Tony Hawk’s name is synonymous with everything extreme sports, from events to shoes to appearances in Jackass. But almost every gamer knows the sad story of his video game series, falling on hard times after the miserable diversions, RIDE and Shred.
Tony Hawk is back with a vengeance in 2012 with some classic tricks. Tony Hawk’s Pro Skater HD is the best thing to happen to the old franchise in several years, sure to make some new fans while pleasing the old alike.
If you’re looking for a deep adventure of a down-on-his-luck skater, doing whatever it takes to get noticed, persevering through rough betrayals and a difficult life that takes him to the streets before desired rise to stardom, you’re way out of luck.

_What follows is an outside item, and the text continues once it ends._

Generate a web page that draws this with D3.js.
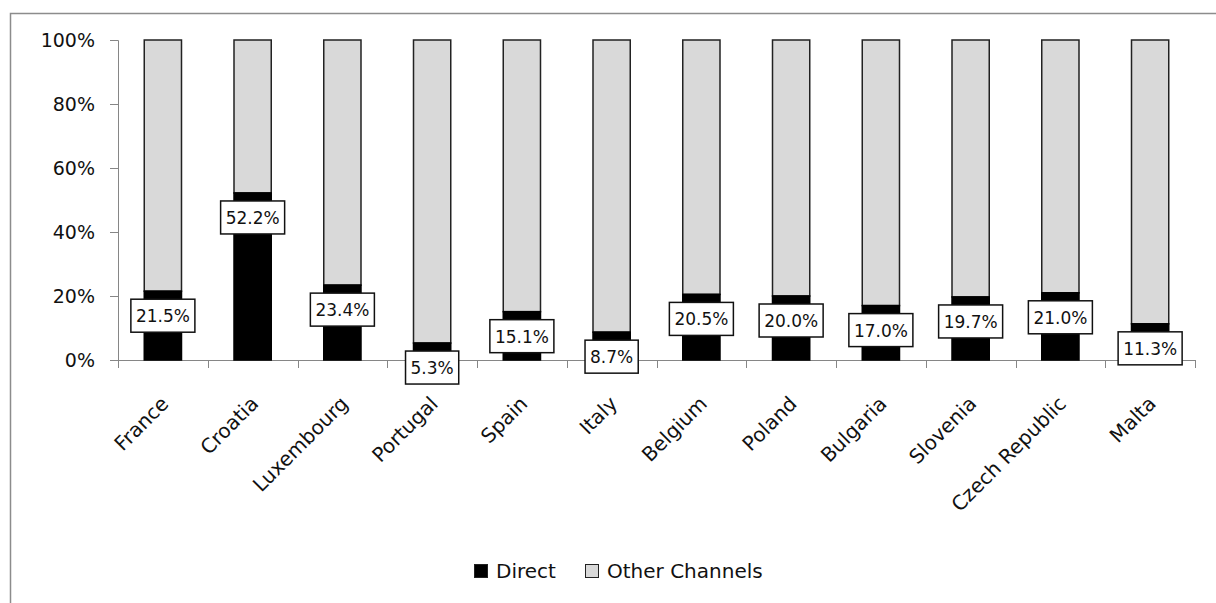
<!DOCTYPE html>
<html>
<head>
<meta charset="utf-8">
<script src="https://cdn.jsdelivr.net/npm/d3@7"></script>
<style>
  body { margin: 0; background: #fff; }
  svg text { font-family: "DejaVu Sans", sans-serif; }
</style>
</head>
<body>
<div id="chart"></div>
<script>
// data
const countries = ["France", "Croatia", "Luxembourg", "Portugal", "Spain", "Italy",
  "Belgium", "Poland", "Bulgaria", "Slovenia", "Czech Republic", "Malta"];
const direct = [21.5, 52.2, 23.4, 5.3, 15.1, 8.7, 20.5, 20.0, 17.0, 19.7, 21.0, 11.3];
const yTicks = [0, 20, 40, 60, 80, 100];
const seriesNames = ["Direct", "Other Channels"];

const width = 1216, height = 603;
const margin = {top: 40, right: 21, bottom: 243, left: 118};
const plotW = width - margin.left - margin.right,
      plotH = height - margin.top - margin.bottom;

const svg = d3.select("#chart")
  .append("svg")
  .attr("width", width)
  .attr("height", height);

// chart area border
svg.append("rect")
  .attr("x", 10.5).attr("y", 13.5)
  .attr("width", 1400).attr("height", 800)
  .attr("fill", "none")
  .attr("stroke", "#8c8c8c")
  .attr("stroke-width", 1.5);

const g = svg.append("g")
  .attr("transform", `translate(${margin.left}, ${margin.top})`);

const data = countries.map((c, i) => ({country: c, direct: direct[i], other: 100 - direct[i]}));

const x = d3.scaleBand()
  .domain(countries)
  .range([0, plotW])
  .paddingInner(0.585)
  .paddingOuter(0.2925);

const y = d3.scaleLinear()
  .domain([0, 100])
  .range([plotH, 0]);

// y axis
const yAxis = g.append("g")
  .call(d3.axisLeft(y).tickValues(yTicks).tickFormat(d => d + "%").tickSize(8).tickPadding(15))
  .attr("font-size", 19);
yAxis.select(".domain").attr("stroke", "#868686");
yAxis.selectAll(".tick line").attr("stroke", "#868686");
yAxis.selectAll(".tick text").attr("fill", "#111").attr("font-family", "DejaVu Sans");

// x axis with ticks at band boundaries
const step = plotW / countries.length;
g.append("line")
  .attr("x1", 0).attr("x2", plotW)
  .attr("y1", plotH + 0.5).attr("y2", plotH + 0.5)
  .attr("stroke", "#868686");
g.selectAll(".xtick")
  .data(d3.range(countries.length + 1))
  .join("line")
  .attr("x1", d => Math.round(d * step) + 0.5)
  .attr("x2", d => Math.round(d * step) + 0.5)
  .attr("y1", plotH).attr("y2", plotH + 8)
  .attr("stroke", "#868686");

g.selectAll(".xlabel")
  .data(countries)
  .join("text")
  .attr("transform", d => `translate(${x(d) + x.bandwidth() / 2 + 2}, ${plotH + 40}) rotate(-45)`)
  .attr("text-anchor", "end")
  .attr("dy", "0.35em")
  .attr("font-size", 20)
  .attr("fill", "#111")
  .text(d => d);

// other channels (upper segment)
g.selectAll(".other")
  .data(data)
  .join("rect")
  .attr("x", d => x(d.country))
  .attr("y", d => y(100))
  .attr("width", x.bandwidth())
  .attr("height", d => y(d.direct) - y(100))
  .attr("fill", "#d9d9d9")
  .attr("stroke", "#222")
  .attr("stroke-width", 1.5);

// direct (lower segment)
g.selectAll(".direct")
  .data(data)
  .join("rect")
  .attr("x", d => x(d.country))
  .attr("y", d => y(d.direct))
  .attr("width", x.bandwidth())
  .attr("height", d => y(0) - y(d.direct))
  .attr("fill", "#000")
  .attr("stroke", "#000")
  .attr("stroke-width", 1.5);

// data labels in white boxes
const labels = g.selectAll(".lbl")
  .data(data)
  .join("g")
  .attr("transform", d => `translate(${x(d.country) + x.bandwidth() / 2}, ${y(d.direct) + 8})`);

labels.append("text")
  .attr("text-anchor", "middle")
  .attr("y", 17)
  .attr("dy", "0.35em")
  .attr("font-size", 17)
  .attr("fill", "#111")
  .text(d => d.direct.toFixed(1) + "%");

labels.each(function() {
  const t = d3.select(this).select("text");
  const b = t.node().getBBox();
  d3.select(this).insert("rect", "text")
    .attr("x", b.x - 5)
    .attr("y", 0)
    .attr("width", b.width + 10)
    .attr("height", 33)
    .attr("fill", "#fff")
    .attr("stroke", "#111")
    .attr("stroke-width", 1.5);
});

// legend
const legendColors = ["#000", "#d9d9d9"];
const legendX = [474, 585];
const legend = svg.selectAll(".legend")
  .data(seriesNames)
  .join("g")
  .attr("transform", (d, i) => `translate(${legendX[i]}, 571)`);
legend.append("rect")
  .attr("x", 0.5).attr("y", -6.5)
  .attr("width", 13).attr("height", 13)
  .attr("fill", (d, i) => legendColors[i])
  .attr("stroke", "#222");
legend.append("text")
  .attr("x", 22)
  .attr("dy", "0.35em")
  .attr("font-size", 20)
  .attr("fill", "#111")
  .text(d => d);
</script>
</body>
</html>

Tony Hawk’s Pro Skater HD is completely absent of any plot. Instead, it incorporates the goals of the classic games of the franchise, focussing on pulling off the biggest combos and collecting random items in each stage.
Players start off by picking a skater from eight available, each with their own stats, special moves and style. Jumping straight into the Career mode from there, gamers start with a single stage with its own goals for score, collecting cash and other assorted items, and completed stage specific tricks. Each completed goal earns cash to spend on new tricks and increase stats while getting players one step closer to unlocking the next stage.
There are also several other modes to play, such as Hawkman, a Pac-Man style mode where players have to pull off specific trick types to grab icons, and Projectives, a much more difficult version of Career mode. The extra modes will provide good replayability, taking even seasoned skaters several more hours to complete.
The Tony Hawk’s Pro Skater franchise has inspired the gameplay of just about every extreme sports game in the last 15 years, so most people will be familiar with the game even if they haven’t played the series before. Players ollie by using the A button and perform tricks by pressing either X,Y, or B with a direction on the left analog stick. Getting tons of points isn’t as simple as pressing few buttons. The most points come from stringing grab, flip, grind and manual tricks together and finding the best lines available in the level. Using the environment well is the biggest factor in determining a skater’s success.
The highest point scoring special tricks are also back and still done by pressing two directions in sequence and a button. Players will begin with only 3 special moves, but can use up to 5 as they earn cash and buy more.
The Tony Hawk’s Pro Skater gameplay formula remains tons of fun after all these years, but it does have several noticeable issues. The game has been completely rebuilt from the ground up, which ends up being a double edged sword. The gameplay and physics feel very similar, but the biggest problems end up coming from glitches and balances that were made. Usually combos will hold up until landing or a bail, but there are many times that random bails will occur. Another change was the adjustment of point values with a large number of tricks, leading to some tricks being almost entirely useless. These are things that casual fans might not notice as much, but I know dedicated fans of the past, like myself, will be pretty upset when a million point combo goes down the drain for no apparent reason.
The other big issue is with the level layouts. The seven most popular stages from the first two games have been included in THPS HD (three from THPS and four from THPS2). However, the mechanics of the Tony Hawk’s Pro Skater HD are based on the second game of the series, which made drastic changes by adding the manual and wall ride. This causes some big problems with combo lines—the preset lines that players can use to score long combos—because the stages of the first game aren’t designed with the mechanics of the second game in mind. This might not be clear or all that important to new players, but for veterans, it will be infuriating not to be able to trick the way they’re used to.
Tony Hawk’s Pro Skater was well known for its excellent soundtracks in the past, which always perfectly captured skating culture with an eclectic mix of punk, rock, and hip-hop. Tony Hawk’s Pro Skater HD follows in the footsteps of the past games by filling about half of the soundtrack with some iconic tracks of the first two games while rounding out the remainder with new songs. The classic tracks used come from Public Enemy, Bad Religion and more. The newer songs aren’t as interesting or recognizable by any means, but they fit the vibe of the game.
The sound effects seem to be entirely recycled from the old games, which will help old players get into the groove immediately. I still get chills hearing the “BWONG!” from pulling off a special move or the crunching of skin and bone during a bail. There’s nothing realistic about the sound, but then again, there’s nothing realistic about the Pro Skater games either.
One of the best parts of Tony Hawk HD is the visual overhaul that Robomodo has provided. Each of the stages are instantly familiar, but vastly better looking then before. This is no simple up-rezzed rehash of two old games; the graphics have brand new textures with the detail that gamers would expect from a full release today. It won’t blow any minds and it can’t compete with the likes of the SKATE games, but it looks the way a Tony Hawk game should in 2012.
Tony Hawk’s Pro Skater HD isn’t the best game in the series, but there’s some good, classic, wholesome fun to be found for the wannabe pro skaters. The new additions have made it a strong choice for gamers looking to try the series without be forced to play the games on an old console or trying one of the half-hearted releases of this generation.